A austenita, contudo, é uma estrutura estável apenas nessa temperatura muito alta (geralmente acima de 600ºC). Essa estrutura, se resfriada lentamente assumirá as formas mais macias de ferrita e perlita. Se resfriada rapidamente´(têmpera), se transformará em uma outra forma mais dura, a martensita, que pode existir à temperatura ambiente e proporciona o fio de corte exigido nas lâminas. A martensita ao SEM (microscopia eletrônica de varredura metalográfica) tem aspecto característico de agulhas, ou "palha na neve".
O que são bandagens de carbetos?
Carbetos são compostos de metal ligados ao carbono, ou seja, as diferentes estruturas das ligas de carbono visíveis no aço. As bandagens de carbetos - também chamadas de bandagem de carbonetos ou bandagem de ligas - são essencialmente a mistura incompleta de todos os materiais que compõem aquele aço, um efeito residual do processo de fabricação principalmente em aços de alto carbono mais puros, de liga relativamente baixa como W1, W2, 52100, shirogami, aaogami, etc.

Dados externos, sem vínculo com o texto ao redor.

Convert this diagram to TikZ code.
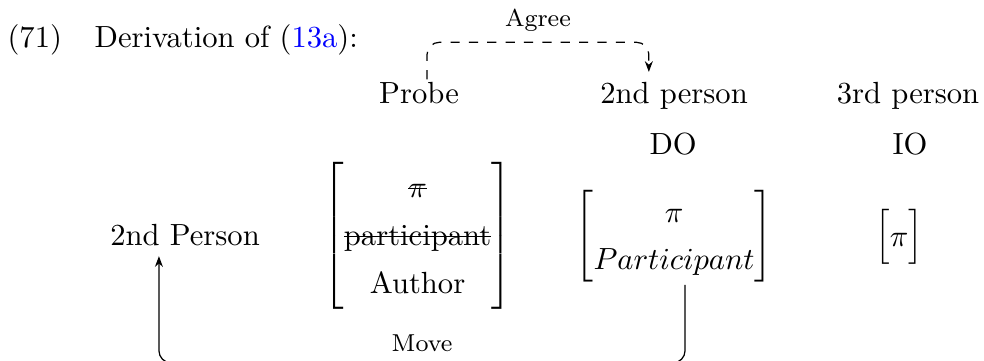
\documentclass[tikz,border=0pt]{standalone}
\usepackage{amsmath}
\usepackage{tikz}
\usetikzlibrary{arrows.meta}
\renewcommand{\arraystretch}{1.3}
\newcommand{\strikeword}[1]{\setbox0\hbox{#1}\rlap{\rule[0.65ex]{\wd0}{0.4pt}}\box0}
\tikzset{
	word/.style={anchor=base},
	feat/.style={inner sep=0pt},
	relarrow/.style={-{Stealth[length=3.5pt,width=2.6pt]}, rounded corners=4pt},
	rellabel/.style={pos=0.25, above, font=\footnotesize},
}

\begin{document}
\begin{tikzpicture}
		%%%%% START %%%%%
		
		\useasboundingbox (0, 0) rectangle (11.30, -4.135);
		
		\node[word, anchor=base west, inner sep=0pt] (exnum) at (0.08, -0.551) {(71)};
		\node[word, anchor=base west, inner sep=0pt] (title) at (1.08, -0.551) {Derivation of (\textcolor{blue}{13a}):};
		
		\node[word] (probe) at (4.812, -1.194) {Probe};
		\node[word] (secp) at (7.741, -1.194) {2nd person};
		\node[word] (thirdp) at (10.428, -1.194) {3rd person};
		
		\node[word] (do) at (7.73, -1.78) {DO};
		\node[word] (io) at (10.451, -1.78) {IO};
		
		\node[word] (goal) at (2.125, -2.814) {2nd Person};
		\node[feat] (probefeat) at (4.795, -2.71) {$\begin{bmatrix} \text{\strikeword{$\pi$}} \\ \text{\strikeword{participant}} \\ \text{Author} \end{bmatrix}$};
		\node[feat] (dofeat) at (7.741, -2.716) {$\begin{bmatrix} \pi \\ Participant \end{bmatrix}$};
		\node[feat] (iofeat) at (10.325, -2.716) {$\begin{bmatrix} \pi \end{bmatrix}$};
		
		\draw[relarrow, dashed] ([xshift=0.092cm, yshift=-0.085cm]probe.north) -- ++(0, 0.425) -| ([xshift=-0.29cm]secp.north) node[rellabel] {Agree};
		\draw[relarrow] ([xshift=0.126cm]dofeat.south) -- ++(0, -0.896) -| ([xshift=-0.30cm]goal.south) node[rellabel] {Move};
		
		%%%%% END %%%%%
	\end{tikzpicture}
\end{document}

Através do polimento adequado o metal revelará suas diferentes composições e suas áreas de migração entre elas, ou seja, as bandagens. Essencialmente, são resultado da mixagem incompleta das ligas.
Aços de têmpera em água com grandes quantidades de carbono requerem manter temperaturas baixas para evitar a quebra no tratamento térmico, o que permite a migração das estruturas metálicas desigualmente entre si. Se o aço foi ciclado a baixas temperaturas, não é surpreendente que eles tenham bandas de liga visíveis. O que está acontecendo é que você está concentrando o residual do material duro (cementita e outros carbonetos) em zonas e reduzindo em outras zonas. Este efeito é reduzido nos ciclos de homogeneização a altas temperaturas, principalmente nos aços industriais modernos
Para torná-las visíveis, a lâmina precisa passar por um ciclo térmico em temperaturas relativamente baixas antes de endurecer para coletar carbono ao redor dos elementos de liga - esse ciclo normalmente é feito para refinar o tamanho do grão, o que pode estar acontecendo, mas o ferreiro está variando (aumentando) significativamente o tamanho do carboneto em o processo. O que o tratamento térmico está tentando alcançar é um tamanho de grão fino para tenacidade e estabilidade do fio e um arranjo de metal duro fino e bem distribuído para resistência ao desgaste.
O que complica isso é que cada aço equilibra essas coisas de maneira diferente e é por isso que você realmente quer que seu ferreiro conheça intimamente seus tipos específicos de aço.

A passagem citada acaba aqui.